>>>>>

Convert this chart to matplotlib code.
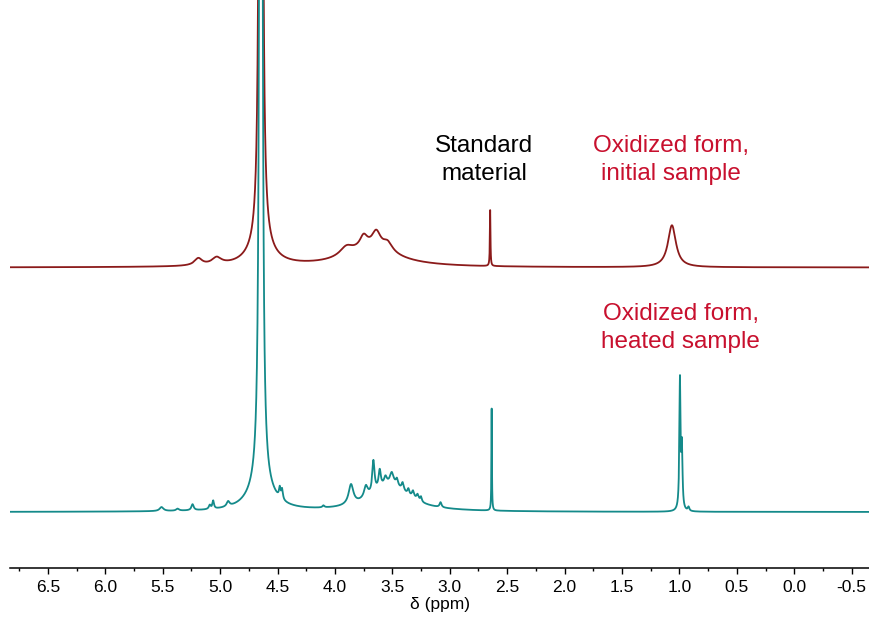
import numpy as np
import matplotlib.pyplot as plt

plt.rcParams['font.family'] = ['Liberation Sans', 'DejaVu Sans']

# peak lists: position (ppm), height (px above baseline), half width (ppm)
initial_ppm = [5.19, 5.03, 4.645, 4.645, 3.90, 3.75, 3.64, 3.54, 3.68, 2.648, 1.065]
initial_height = [7, 7, 8000, 18, 9, 12, 16, 9, 18, 56, 42]
initial_width = [0.04, 0.05, 0.0045, 0.12, 0.07, 0.04, 0.045, 0.05, 0.28, 0.003, 0.042]

heated_ppm = [5.51, 5.37, 5.24, 5.09, 5.06, 4.93, 4.645, 4.645, 4.48, 4.46, 4.10,
              3.86, 3.73, 3.665, 3.61, 3.56, 3.505, 3.46, 3.41, 3.36, 3.32, 3.28,
              3.25, 3.08, 2.635, 0.995, 0.978, 0.92]
heated_height = [4, 2, 6, 4, 8, 5, 6000, 24, 10, 10, 2,
                 20, 12, 32, 18, 8, 12, 7, 8, 6, 7, 6,
                 5, 5, 102, 130, 60, 4]
heated_width = [0.02, 0.015, 0.012, 0.01, 0.008, 0.015, 0.005, 0.12, 0.008, 0.008, 0.01,
                0.025, 0.02, 0.012, 0.012, 0.015, 0.02, 0.012, 0.012, 0.01, 0.012, 0.012,
                0.008, 0.01, 0.0025, 0.006, 0.006, 0.008]
heated_broad = [3.52, 26, 0.2]

initial_offset = 300.5
heated_offset = 56

tick_values = np.arange(-0.5, 6.51, 0.5)


def spectrum(x, ppm, height, width):
    y = np.zeros_like(x)
    for p, h, w in zip(ppm, height, width):
        y += h * w**2 / ((x - p)**2 + w**2)
    return y


x = np.linspace(-0.7, 6.9, 30000)
y_init = spectrum(x, initial_ppm, initial_height, initial_width)
y_heat = spectrum(x, heated_ppm + [heated_broad[0]], heated_height + [heated_broad[1]],
                  heated_width + [heated_broad[2]])

fig = plt.figure(figsize=(8.7, 6.17), dpi=100)
ax = fig.add_axes([10 / 870, 1 - 568 / 617, 860 / 870, 568 / 617])

ax.plot(x, y_init + initial_offset, color='#8b1a1a', lw=1.3)
ax.plot(x, y_heat + heated_offset, color='#148a8a', lw=1.3)

ax.set_xlim(6.83, -0.66)
ax.set_ylim(0, 568)

ax.text(2.70, 408, 'Standard\nmaterial', ha='center', va='center', fontsize=17.5,
        color='black', linespacing=1.3)
ax.text(1.07, 408, 'Oxidized form,\ninitial sample', ha='center', va='center', fontsize=17.5,
        color='#c8102e', linespacing=1.3)
ax.text(0.99, 240, 'Oxidized form,\nheated sample', ha='center', va='center', fontsize=17.5,
        color='#c8102e', linespacing=1.3)

for s in ['left', 'right', 'top']:
    ax.spines[s].set_visible(False)
ax.spines['bottom'].set_linewidth(1.1)
ax.set_yticks([])
ax.set_xticks(tick_values)
ax.set_xticklabels([f'{v:.1f}' for v in tick_values])
ax.set_xticks(np.arange(-0.5, 6.76, 0.25), minor=True)
ax.tick_params(axis='x', which='major', direction='out', length=4, width=1, labelsize=12.5, pad=5)
ax.tick_params(axis='x', which='minor', direction='out', length=2.5, width=1)
ax.set_xlabel('δ (ppm)', fontsize=12.5, labelpad=1)

fig.savefig('out.png', dpi=100)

<<<<<

## Your instructions
In your copy, leave out the pictures and reproduce the material above exactly.

## Result for this task
Convert this chart to matplotlib code.
import numpy as np
import matplotlib.pyplot as plt

plt.rcParams['font.family'] = ['Liberation Sans', 'DejaVu Sans']

# peak lists: position (ppm), height (px above baseline), half width (ppm)
initial_ppm = [5.19, 5.03, 4.645, 4.645, 3.90, 3.75, 3.64, 3.54, 3.68, 2.648, 1.065]
initial_height = [7, 7, 8000, 18, 9, 12, 16, 9, 18, 56, 42]
initial_width = [0.04, 0.05, 0.0045, 0.12, 0.07, 0.04, 0.045, 0.05, 0.28, 0.003, 0.042]

heated_ppm = [5.51, 5.37, 5.24, 5.09, 5.06, 4.93, 4.645, 4.645, 4.48, 4.46, 4.10,
              3.86, 3.73, 3.665, 3.61, 3.56, 3.505, 3.46, 3.41, 3.36, 3.32, 3.28,
              3.25, 3.08, 2.635, 0.995, 0.978, 0.92]
heated_height = [4, 2, 6, 4, 8, 5, 6000, 24, 10, 10, 2,
                 20, 12, 32, 18, 8, 12, 7, 8, 6, 7, 6,
                 5, 5, 102, 130, 60, 4]
heated_width = [0.02, 0.015, 0.012, 0.01, 0.008, 0.015, 0.005, 0.12, 0.008, 0.008, 0.01,
                0.025, 0.02, 0.012, 0.012, 0.015, 0.02, 0.012, 0.012, 0.01, 0.012, 0.012,
                0.008, 0.01, 0.0025, 0.006, 0.006, 0.008]
heated_broad = [3.52, 26, 0.2]

initial_offset = 300.5
heated_offset = 56

tick_values = np.arange(-0.5, 6.51, 0.5)


def spectrum(x, ppm, height, width):
    y = np.zeros_like(x)
    for p, h, w in zip(ppm, height, width):
        y += h * w**2 / ((x - p)**2 + w**2)
    return y


x = np.linspace(-0.7, 6.9, 30000)
y_init = spectrum(x, initial_ppm, initial_height, initial_width)
y_heat = spectrum(x, heated_ppm + [heated_broad[0]], heated_height + [heated_broad[1]],
                  heated_width + [heated_broad[2]])

fig = plt.figure(figsize=(8.7, 6.17), dpi=100)
ax = fig.add_axes([10 / 870, 1 - 568 / 617, 860 / 870, 568 / 617])

ax.plot(x, y_init + initial_offset, color='#8b1a1a', lw=1.3)
ax.plot(x, y_heat + heated_offset, color='#148a8a', lw=1.3)

ax.set_xlim(6.83, -0.66)
ax.set_ylim(0, 568)

ax.text(2.70, 408, 'Standard\nmaterial', ha='center', va='center', fontsize=17.5,
        color='black', linespacing=1.3)
ax.text(1.07, 408, 'Oxidized form,\ninitial sample', ha='center', va='center', fontsize=17.5,
        color='#c8102e', linespacing=1.3)
ax.text(0.99, 240, 'Oxidized form,\nheated sample', ha='center', va='center', fontsize=17.5,
        color='#c8102e', linespacing=1.3)

for s in ['left', 'right', 'top']:
    ax.spines[s].set_visible(False)
ax.spines['bottom'].set_linewidth(1.1)
ax.set_yticks([])
ax.set_xticks(tick_values)
ax.set_xticklabels([f'{v:.1f}' for v in tick_values])
ax.set_xticks(np.arange(-0.5, 6.76, 0.25), minor=True)
ax.tick_params(axis='x', which='major', direction='out', length=4, width=1, labelsize=12.5, pad=5)
ax.tick_params(axis='x', which='minor', direction='out', length=2.5, width=1)
ax.set_xlabel('δ (ppm)', fontsize=12.5, labelpad=1)

fig.savefig('out.png', dpi=100)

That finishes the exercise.